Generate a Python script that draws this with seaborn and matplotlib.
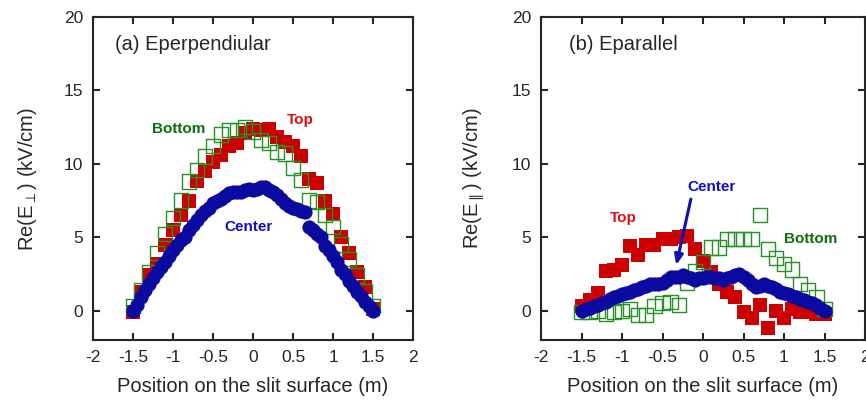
import numpy as np
import pandas as pd
import seaborn as sns
import matplotlib
matplotlib.use("Agg")
import matplotlib.pyplot as plt

# ---- data ----
# (a) E perpendicular
x_sq = [-1.5, -1.4, -1.3, -1.2, -1.1, -1.0, -0.9, -0.8, -0.7, -0.6, -0.5, -0.4, -0.3, -0.2, -0.1, 0.0,
        0.1, 0.2, 0.3, 0.4, 0.5, 0.6, 0.7, 0.8, 0.9, 1.0, 1.1, 1.2, 1.3, 1.4, 1.5]
a_top = [-0.1, 1.3, 2.4, 3.2, 4.5, 5.5, 6.5, 7.5, 8.8, 9.5, 10.1, 10.6, 11.2, 11.4, 12.1, 12.4,
         12.3, 12.4, 11.8, 11.5, 11.2, 10.5, 9.0, 8.7, 7.5, 6.6, 5.0, 3.9, 2.6, 1.6, 0.1]
a_bottom = [0.3, 1.4, 2.6, 3.9, 5.2, 6.3, 7.5, 8.8, 9.6, 10.5, 11.2, 12.0, 12.3, 12.3, 12.5, 12.2,
            11.6, 11.4, 10.8, 10.7, 9.7, 8.9, 7.5, 7.4, 6.5, 5.7, 4.5, 3.5, 2.4, 1.3, 0.3]

x_ci = [-1.5, -1.45, -1.4, -1.35, -1.3, -1.25, -1.2, -1.15, -1.1, -1.05, -1.0, -0.95, -0.9, -0.85,
        -0.8, -0.75, -0.7, -0.65, -0.6, -0.55, -0.5, -0.45, -0.4, -0.35, -0.3, -0.25, -0.2, -0.15,
        -0.1, -0.05, 0.0, 0.05, 0.1, 0.15, 0.2, 0.25, 0.3, 0.35, 0.4, 0.45, 0.5, 0.55, 0.6, 0.65,
        0.7, 0.75, 0.8, 0.85, 0.9, 0.95, 1.0, 1.05, 1.1, 1.15, 1.2, 1.25, 1.3, 1.35, 1.4, 1.45, 1.5]
a_center = [0.0, 0.4, 0.9, 1.4, 1.8, 2.2, 2.6, 3.0, 3.3, 3.7, 4.1, 4.5, 4.8, 5.0, 5.5, 5.8, 6.2,
            6.5, 6.8, 7.0, 7.3, 7.5, 7.6, 7.8, 8.0, 8.1, 8.1, 8.1, 8.2, 8.3, 8.2, 8.3, 8.4, 8.4,
            8.2, 8.1, 7.9, 7.6, 7.3, 7.1, 7.0, 6.9, 6.8, 6.7, 5.7, 5.5, 5.2, 5.0, 4.4, 4.1, 3.7,
            3.3, 2.8, 2.5, 2.0, 1.7, 1.3, 1.0, 0.6, 0.3, 0.0]

# (b) E parallel
b_top = [0.3, 0.7, 1.2, 2.7, 2.8, 3.1, 4.4, 3.8, 4.5, 4.5, 4.9, 4.9, 5.0, 5.1, 4.2, 3.4,
         2.6, 1.8, 1.3, 0.9, -0.1, -0.5, 0.4, -1.2, 0.0, -0.5, 0.1, -0.1, -0.1, -0.2, -0.2]
b_bottom = [-0.1, -0.1, 0.0, -0.2, -0.1, 0.0, 0.1, -0.3, -0.3, 0.3, 0.5, 0.6, 0.4, 1.9, 2.7, 3.3,
            4.3, 4.3, 4.9, 4.9, 4.9, 4.9, 6.5, 4.2, 3.6, 3.2, 2.8, 1.8, 1.4, 0.9, 0.1]
b_center = [0.0, 0.1, 0.2, 0.3, 0.4, 0.5, 0.6, 0.8, 0.9, 1.0, 1.1, 1.2, 1.3, 1.4, 1.5, 1.6, 1.7,
            1.8, 1.8, 1.8, 1.9, 2.1, 2.3, 2.3, 2.3, 2.4, 2.3, 2.2, 2.1, 2.2, 2.2, 2.3, 2.3, 2.2,
            2.2, 2.1, 2.2, 2.3, 2.4, 2.5, 2.3, 2.1, 1.8, 1.6, 1.7, 1.8, 1.7, 1.6, 1.5, 1.3, 1.2,
            1.1, 1.0, 0.9, 0.8, 0.7, 0.6, 0.5, 0.4, 0.2, 0.0]

x_ticks = [-2, -1.5, -1, -0.5, 0, 0.5, 1, 1.5, 2]
x_ticklabels = ["-2", "-1.5", "-1", "-0.5", "0", "0.5", "1", "1.5", "2"]
y_ticks = [0, 5, 10, 15, 20]

RED = "#cc0000"
GREEN = "#239323"
BLUE = "#0a0aa0"

sns.set_style("ticks")
plt.rcParams["font.family"] = ["Liberation Sans", "DejaVu Sans"]
plt.rcParams["mathtext.fontset"] = "dejavusans"

fig = plt.figure(figsize=(8.66, 4.03), dpi=100)
ax1 = fig.add_axes([93 / 866, 63 / 403, 320 / 866, 323 / 403])
ax2 = fig.add_axes([541 / 866, 63 / 403, 324 / 866, 323 / 403])


def draw_panel(ax, top, bottom, center):
    sns.scatterplot(x=x_sq, y=top, ax=ax, marker="s", s=105, color=RED, linewidth=0, zorder=2)
    sns.scatterplot(x=x_sq, y=bottom, ax=ax, marker="s", s=105, facecolor="none",
                    edgecolor=GREEN, linewidth=1.0, zorder=3)
    sns.scatterplot(x=x_ci, y=center, ax=ax, marker="o", s=105, color=BLUE, linewidth=0, zorder=4)
    ax.set_xlim(-2, 2)
    ax.set_ylim(-2, 20)
    ax.set_xticks(x_ticks)
    ax.set_xticklabels(x_ticklabels)
    ax.set_yticks(y_ticks)
    ax.tick_params(direction="in", length=5, width=1.5, top=True, right=True,
                   labelsize=12.5, pad=7)
    for sp in ax.spines.values():
        sp.set_linewidth(1.5)
        sp.set_visible(True)
    ax.set_xlabel("Position on the slit surface (m)", fontsize=14.5, labelpad=9)


draw_panel(ax1, a_top, a_bottom, a_center)
draw_panel(ax2, b_top, b_bottom, b_center)

ax1.set_ylabel(r"Re(E$_{\perp}$) (kV/cm)", fontsize=14.5, labelpad=18)
ax2.set_ylabel(r"Re(E$_{\parallel}$) (kV/cm)", fontsize=14.5, labelpad=18)

ax1.text(-1.72, 18.1, "(a) Eperpendiular", fontsize=14.5, va="center", ha="left")
ax2.text(-1.66, 18.1, "(b) Eparallel", fontsize=14.5, va="center", ha="left")

ax1.text(-0.93, 12.4, "Bottom", color="#0b6e0b", fontsize=11, fontweight="bold", ha="center", va="center")
ax1.text(0.59, 13.0, "Top", color="#e01010", fontsize=11, fontweight="bold", ha="center", va="center")
ax1.text(-0.06, 5.7, "Center", color="#1010c0", fontsize=11, fontweight="bold", ha="center", va="center")

ax2.text(-0.98, 6.3, "Top", color="#e01010", fontsize=11, fontweight="bold", ha="center", va="center")
ax2.text(0.1, 8.4, "Center", color="#1010c0", fontsize=11, fontweight="bold", ha="center", va="center")
ax2.text(1.33, 4.9, "Bottom", color="#0b6e0b", fontsize=11, fontweight="bold", ha="center", va="center")
ax2.annotate("", xy=(-0.33, 3.1), xytext=(-0.15, 7.6),
             arrowprops=dict(arrowstyle="-|>,head_length=0.6,head_width=0.25",
                             color="#1010b0", lw=2.2, shrinkA=0, shrinkB=0))

fig.savefig("out.png", dpi=100)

▸ Work instructions: Return the material word for word. Pictures are not part of the copy.

▸ Worked answer:
Generate a Python script that draws this with seaborn and matplotlib.
import numpy as np
import pandas as pd
import seaborn as sns
import matplotlib
matplotlib.use("Agg")
import matplotlib.pyplot as plt

# ---- data ----
# (a) E perpendicular
x_sq = [-1.5, -1.4, -1.3, -1.2, -1.1, -1.0, -0.9, -0.8, -0.7, -0.6, -0.5, -0.4, -0.3, -0.2, -0.1, 0.0,
        0.1, 0.2, 0.3, 0.4, 0.5, 0.6, 0.7, 0.8, 0.9, 1.0, 1.1, 1.2, 1.3, 1.4, 1.5]
a_top = [-0.1, 1.3, 2.4, 3.2, 4.5, 5.5, 6.5, 7.5, 8.8, 9.5, 10.1, 10.6, 11.2, 11.4, 12.1, 12.4,
         12.3, 12.4, 11.8, 11.5, 11.2, 10.5, 9.0, 8.7, 7.5, 6.6, 5.0, 3.9, 2.6, 1.6, 0.1]
a_bottom = [0.3, 1.4, 2.6, 3.9, 5.2, 6.3, 7.5, 8.8, 9.6, 10.5, 11.2, 12.0, 12.3, 12.3, 12.5, 12.2,
            11.6, 11.4, 10.8, 10.7, 9.7, 8.9, 7.5, 7.4, 6.5, 5.7, 4.5, 3.5, 2.4, 1.3, 0.3]

x_ci = [-1.5, -1.45, -1.4, -1.35, -1.3, -1.25, -1.2, -1.15, -1.1, -1.05, -1.0, -0.95, -0.9, -0.85,
        -0.8, -0.75, -0.7, -0.65, -0.6, -0.55, -0.5, -0.45, -0.4, -0.35, -0.3, -0.25, -0.2, -0.15,
        -0.1, -0.05, 0.0, 0.05, 0.1, 0.15, 0.2, 0.25, 0.3, 0.35, 0.4, 0.45, 0.5, 0.55, 0.6, 0.65,
        0.7, 0.75, 0.8, 0.85, 0.9, 0.95, 1.0, 1.05, 1.1, 1.15, 1.2, 1.25, 1.3, 1.35, 1.4, 1.45, 1.5]
a_center = [0.0, 0.4, 0.9, 1.4, 1.8, 2.2, 2.6, 3.0, 3.3, 3.7, 4.1, 4.5, 4.8, 5.0, 5.5, 5.8, 6.2,
            6.5, 6.8, 7.0, 7.3, 7.5, 7.6, 7.8, 8.0, 8.1, 8.1, 8.1, 8.2, 8.3, 8.2, 8.3, 8.4, 8.4,
            8.2, 8.1, 7.9, 7.6, 7.3, 7.1, 7.0, 6.9, 6.8, 6.7, 5.7, 5.5, 5.2, 5.0, 4.4, 4.1, 3.7,
            3.3, 2.8, 2.5, 2.0, 1.7, 1.3, 1.0, 0.6, 0.3, 0.0]

# (b) E parallel
b_top = [0.3, 0.7, 1.2, 2.7, 2.8, 3.1, 4.4, 3.8, 4.5, 4.5, 4.9, 4.9, 5.0, 5.1, 4.2, 3.4,
         2.6, 1.8, 1.3, 0.9, -0.1, -0.5, 0.4, -1.2, 0.0, -0.5, 0.1, -0.1, -0.1, -0.2, -0.2]
b_bottom = [-0.1, -0.1, 0.0, -0.2, -0.1, 0.0, 0.1, -0.3, -0.3, 0.3, 0.5, 0.6, 0.4, 1.9, 2.7, 3.3,
            4.3, 4.3, 4.9, 4.9, 4.9, 4.9, 6.5, 4.2, 3.6, 3.2, 2.8, 1.8, 1.4, 0.9, 0.1]
b_center = [0.0, 0.1, 0.2, 0.3, 0.4, 0.5, 0.6, 0.8, 0.9, 1.0, 1.1, 1.2, 1.3, 1.4, 1.5, 1.6, 1.7,
            1.8, 1.8, 1.8, 1.9, 2.1, 2.3, 2.3, 2.3, 2.4, 2.3, 2.2, 2.1, 2.2, 2.2, 2.3, 2.3, 2.2,
            2.2, 2.1, 2.2, 2.3, 2.4, 2.5, 2.3, 2.1, 1.8, 1.6, 1.7, 1.8, 1.7, 1.6, 1.5, 1.3, 1.2,
            1.1, 1.0, 0.9, 0.8, 0.7, 0.6, 0.5, 0.4, 0.2, 0.0]

x_ticks = [-2, -1.5, -1, -0.5, 0, 0.5, 1, 1.5, 2]
x_ticklabels = ["-2", "-1.5", "-1", "-0.5", "0", "0.5", "1", "1.5", "2"]
y_ticks = [0, 5, 10, 15, 20]

RED = "#cc0000"
GREEN = "#239323"
BLUE = "#0a0aa0"

sns.set_style("ticks")
plt.rcParams["font.family"] = ["Liberation Sans", "DejaVu Sans"]
plt.rcParams["mathtext.fontset"] = "dejavusans"

fig = plt.figure(figsize=(8.66, 4.03), dpi=100)
ax1 = fig.add_axes([93 / 866, 63 / 403, 320 / 866, 323 / 403])
ax2 = fig.add_axes([541 / 866, 63 / 403, 324 / 866, 323 / 403])


def draw_panel(ax, top, bottom, center):
    sns.scatterplot(x=x_sq, y=top, ax=ax, marker="s", s=105, color=RED, linewidth=0, zorder=2)
    sns.scatterplot(x=x_sq, y=bottom, ax=ax, marker="s", s=105, facecolor="none",
                    edgecolor=GREEN, linewidth=1.0, zorder=3)
    sns.scatterplot(x=x_ci, y=center, ax=ax, marker="o", s=105, color=BLUE, linewidth=0, zorder=4)
    ax.set_xlim(-2, 2)
    ax.set_ylim(-2, 20)
    ax.set_xticks(x_ticks)
    ax.set_xticklabels(x_ticklabels)
    ax.set_yticks(y_ticks)
    ax.tick_params(direction="in", length=5, width=1.5, top=True, right=True,
                   labelsize=12.5, pad=7)
    for sp in ax.spines.values():
        sp.set_linewidth(1.5)
        sp.set_visible(True)
    ax.set_xlabel("Position on the slit surface (m)", fontsize=14.5, labelpad=9)


draw_panel(ax1, a_top, a_bottom, a_center)
draw_panel(ax2, b_top, b_bottom, b_center)

ax1.set_ylabel(r"Re(E$_{\perp}$) (kV/cm)", fontsize=14.5, labelpad=18)
ax2.set_ylabel(r"Re(E$_{\parallel}$) (kV/cm)", fontsize=14.5, labelpad=18)

ax1.text(-1.72, 18.1, "(a) Eperpendiular", fontsize=14.5, va="center", ha="left")
ax2.text(-1.66, 18.1, "(b) Eparallel", fontsize=14.5, va="center", ha="left")

ax1.text(-0.93, 12.4, "Bottom", color="#0b6e0b", fontsize=11, fontweight="bold", ha="center", va="center")
ax1.text(0.59, 13.0, "Top", color="#e01010", fontsize=11, fontweight="bold", ha="center", va="center")
ax1.text(-0.06, 5.7, "Center", color="#1010c0", fontsize=11, fontweight="bold", ha="center", va="center")

ax2.text(-0.98, 6.3, "Top", color="#e01010", fontsize=11, fontweight="bold", ha="center", va="center")
ax2.text(0.1, 8.4, "Center", color="#1010c0", fontsize=11, fontweight="bold", ha="center", va="center")
ax2.text(1.33, 4.9, "Bottom", color="#0b6e0b", fontsize=11, fontweight="bold", ha="center", va="center")
ax2.annotate("", xy=(-0.33, 3.1), xytext=(-0.15, 7.6),
             arrowprops=dict(arrowstyle="-|>,head_length=0.6,head_width=0.25",
                             color="#1010b0", lw=2.2, shrinkA=0, shrinkB=0))

fig.savefig("out.png", dpi=100)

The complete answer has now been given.